C’est précisément cette omnipotence et la réaction contre le style de gouvernance très personnalisé d’Erdoğan qui a conduit à une chute du nombre de votes pour l’AKP (par rapport aux élections générales de 2011). Depuis le soulèvement de Gizi en juin 2013, Erdoğan a été le seul symbole puissant de la politique turque, avec une nation divisée de manière presque égale entre ceux qui l’adorent et ceux qui le détestent. Pourtant, malgré l’évocation de telles réactions viscérales, il a été en mesure de vaincre une vagues de graves allégations de corruption en décembre 2014 – mais payées au prix du resserrement de son emprise sur le pouvoir judiciaire et les médias. Même si la Constitution turque définit la présidence comme un poste symbolique et non-partisan, Erdoğan continue de maintenir un pouvoir absolu sur son parti, sur le pouvoir exécutif, et d’influencer le pouvoir judiciaire.

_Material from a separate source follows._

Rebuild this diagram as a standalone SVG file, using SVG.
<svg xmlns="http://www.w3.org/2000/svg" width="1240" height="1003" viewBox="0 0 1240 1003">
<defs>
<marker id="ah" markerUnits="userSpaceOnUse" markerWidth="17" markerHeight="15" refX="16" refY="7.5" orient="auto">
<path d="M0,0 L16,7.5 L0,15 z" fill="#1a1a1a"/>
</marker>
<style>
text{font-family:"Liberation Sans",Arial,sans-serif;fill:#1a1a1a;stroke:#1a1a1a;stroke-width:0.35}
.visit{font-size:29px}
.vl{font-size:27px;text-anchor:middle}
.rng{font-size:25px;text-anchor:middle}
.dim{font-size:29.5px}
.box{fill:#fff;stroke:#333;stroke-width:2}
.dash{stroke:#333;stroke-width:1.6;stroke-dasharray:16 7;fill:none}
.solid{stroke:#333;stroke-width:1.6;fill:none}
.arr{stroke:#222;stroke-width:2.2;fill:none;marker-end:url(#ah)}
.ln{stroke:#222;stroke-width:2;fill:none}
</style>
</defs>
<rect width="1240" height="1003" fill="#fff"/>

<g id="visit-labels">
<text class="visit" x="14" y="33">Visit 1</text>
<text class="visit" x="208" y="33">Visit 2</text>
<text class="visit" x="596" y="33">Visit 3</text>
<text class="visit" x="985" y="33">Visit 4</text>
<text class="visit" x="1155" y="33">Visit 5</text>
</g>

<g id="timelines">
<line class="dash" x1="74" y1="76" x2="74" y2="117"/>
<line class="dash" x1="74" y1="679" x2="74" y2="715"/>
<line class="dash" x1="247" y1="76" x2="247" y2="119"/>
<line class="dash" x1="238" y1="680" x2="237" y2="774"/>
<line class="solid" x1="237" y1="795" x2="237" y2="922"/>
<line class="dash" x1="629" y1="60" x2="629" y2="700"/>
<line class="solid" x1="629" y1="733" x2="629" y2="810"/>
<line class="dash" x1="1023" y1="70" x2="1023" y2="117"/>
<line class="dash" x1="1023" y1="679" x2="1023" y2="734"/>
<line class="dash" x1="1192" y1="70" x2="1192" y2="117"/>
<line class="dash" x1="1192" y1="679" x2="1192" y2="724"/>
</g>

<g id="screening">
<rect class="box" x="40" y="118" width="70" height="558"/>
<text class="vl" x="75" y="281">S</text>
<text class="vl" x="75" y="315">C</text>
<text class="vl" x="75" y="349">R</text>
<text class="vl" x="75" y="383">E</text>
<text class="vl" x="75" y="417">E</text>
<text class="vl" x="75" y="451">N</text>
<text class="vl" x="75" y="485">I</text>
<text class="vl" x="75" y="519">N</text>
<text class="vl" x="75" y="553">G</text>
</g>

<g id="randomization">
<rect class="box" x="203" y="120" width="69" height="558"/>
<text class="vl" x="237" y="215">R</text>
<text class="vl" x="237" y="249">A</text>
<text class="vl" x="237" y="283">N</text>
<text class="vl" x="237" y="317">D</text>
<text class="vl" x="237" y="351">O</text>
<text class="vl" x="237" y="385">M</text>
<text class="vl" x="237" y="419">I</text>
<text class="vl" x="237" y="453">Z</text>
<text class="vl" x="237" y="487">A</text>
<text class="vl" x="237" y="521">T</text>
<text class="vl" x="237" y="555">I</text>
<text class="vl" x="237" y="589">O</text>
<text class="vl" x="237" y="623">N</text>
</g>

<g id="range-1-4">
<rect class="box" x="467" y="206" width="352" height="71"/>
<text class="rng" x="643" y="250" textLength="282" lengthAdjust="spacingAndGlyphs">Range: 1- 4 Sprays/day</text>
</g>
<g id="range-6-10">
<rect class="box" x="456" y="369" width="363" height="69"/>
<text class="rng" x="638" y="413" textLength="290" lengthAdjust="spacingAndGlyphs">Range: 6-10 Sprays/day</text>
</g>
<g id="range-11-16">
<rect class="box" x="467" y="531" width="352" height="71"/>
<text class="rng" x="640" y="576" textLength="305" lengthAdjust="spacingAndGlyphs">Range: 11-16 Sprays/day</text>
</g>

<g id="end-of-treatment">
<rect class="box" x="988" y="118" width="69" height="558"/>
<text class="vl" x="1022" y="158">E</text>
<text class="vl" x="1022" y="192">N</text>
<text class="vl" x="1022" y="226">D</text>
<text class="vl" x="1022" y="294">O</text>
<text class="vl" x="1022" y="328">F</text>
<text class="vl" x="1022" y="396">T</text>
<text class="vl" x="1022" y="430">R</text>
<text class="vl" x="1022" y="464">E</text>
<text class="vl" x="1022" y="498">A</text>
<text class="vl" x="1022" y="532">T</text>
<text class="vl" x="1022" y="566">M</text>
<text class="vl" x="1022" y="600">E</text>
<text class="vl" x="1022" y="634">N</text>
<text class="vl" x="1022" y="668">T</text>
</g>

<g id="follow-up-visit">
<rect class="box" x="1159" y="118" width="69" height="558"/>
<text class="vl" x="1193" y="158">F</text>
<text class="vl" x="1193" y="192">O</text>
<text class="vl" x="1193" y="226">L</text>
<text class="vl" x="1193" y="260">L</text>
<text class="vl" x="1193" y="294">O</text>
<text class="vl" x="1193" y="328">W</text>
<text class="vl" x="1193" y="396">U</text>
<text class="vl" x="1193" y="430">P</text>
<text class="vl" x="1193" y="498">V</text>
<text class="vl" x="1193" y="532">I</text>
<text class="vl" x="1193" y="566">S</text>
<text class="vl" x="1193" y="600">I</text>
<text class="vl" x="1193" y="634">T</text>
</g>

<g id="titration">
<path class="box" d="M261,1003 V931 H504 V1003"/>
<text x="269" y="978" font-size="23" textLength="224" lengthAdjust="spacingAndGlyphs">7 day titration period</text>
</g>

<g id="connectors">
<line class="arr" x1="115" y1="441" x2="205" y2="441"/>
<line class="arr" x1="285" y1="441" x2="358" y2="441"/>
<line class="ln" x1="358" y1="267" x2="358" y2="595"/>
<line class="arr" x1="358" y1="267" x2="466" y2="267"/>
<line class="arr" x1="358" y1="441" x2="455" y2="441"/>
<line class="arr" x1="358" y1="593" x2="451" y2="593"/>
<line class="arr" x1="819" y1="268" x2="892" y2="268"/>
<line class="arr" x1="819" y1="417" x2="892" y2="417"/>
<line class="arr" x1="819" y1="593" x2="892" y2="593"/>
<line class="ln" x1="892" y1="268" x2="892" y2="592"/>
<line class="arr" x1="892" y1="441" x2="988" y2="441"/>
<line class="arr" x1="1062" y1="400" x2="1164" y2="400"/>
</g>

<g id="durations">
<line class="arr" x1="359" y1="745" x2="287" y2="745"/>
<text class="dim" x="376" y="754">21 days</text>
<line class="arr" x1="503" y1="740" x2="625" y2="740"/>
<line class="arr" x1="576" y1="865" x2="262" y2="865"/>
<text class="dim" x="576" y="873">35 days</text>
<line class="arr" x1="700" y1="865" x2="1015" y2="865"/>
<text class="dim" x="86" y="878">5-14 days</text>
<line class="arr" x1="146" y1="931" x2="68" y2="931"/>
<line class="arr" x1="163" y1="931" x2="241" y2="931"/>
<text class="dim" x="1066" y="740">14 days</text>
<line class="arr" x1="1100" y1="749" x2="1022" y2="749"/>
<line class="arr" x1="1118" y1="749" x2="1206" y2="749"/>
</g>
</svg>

Pour couronner le tout, il a construit un complexe présidentiel colossal, ou « palais » comme la plupart des gens l’appellent, avec 1100 pièces réparties sur 20 hectares de terres forestières au cœur d’Ankara dans une propriété qui appartenait autrefois au père fondateur de la Turquie, Mustafa Kemal Ataturk – une décision qui lui a cimenté une image de dirigeant despotique aux yeux de la critique.

A bien des égards, Erdoğan reste simultanément l’homme le plus vulnérable et le plus puissant de la Turquie, et les élections législatives de dimanche (tout comme les élections locales, législatives et présidentielles précédentes) sont vraiment à propos de freiner ou d’améliorer son pouvoir.

Une hausse du nombre de votes pour l’AKP signalerait à Erdoğan que ses électeurs approuvent son style autoritaire – de sa prise de contrôle des institutions médiatiques à la Poutine à son ton combatif envers les critiques. D’un autre côté, si les résultats vont dans le même sens que ceux des élections de juin, avec l’AKP en deçà de la majorité nécessaire à la formation d’un gouvernement de parti unique (276 sièges nécessaires), il y aura une opportunité pour que le successeur désigné d’Erdoğan, Davutoğlu, exerce son indépendance et poursuive des coalitions alternatives.

Davutoğlu est connu pour favoriser une « grande coalition » avec le principal parti d’opposition de la Turquie, le social-démocrate Parti républicain du peuple (CHP), avec l’espoir qu’un tel partage de pouvoirs atténuerait l’isolement international de la Turquie et réduirait les tensions internes. La préférence d’Erdoğan, d’un autre côté, est pour une coalition avec l’ultra-nationaliste et social-conservateur Parti d’action nationaliste (MHP) ; même si un tel arrangement approfondirait surement le conflit avec le PKK et isolerait encore plus la population kurde de la Turquie.

Quelle que soit l’arithmétique parlementaire qui émergera dans la nuit de dimanche, il est probable qu’Erdoğan restera la figure politique dominante – ainsi, les réactions contre lui continueront d’être la dynamique politique principale du pays. Le meilleur scénario serait un gouvernement de coalition déterminé à reprendre le processus de paix kurde, à contrer les vulnérabilités économiques de la Turquie, et à inverser son recul démocratique. Le plus malheureux serait un approfondissement des divisions internes et le début de la guerre kurde. Le scénario le plus probable est plus ou moins le même – des turbulences.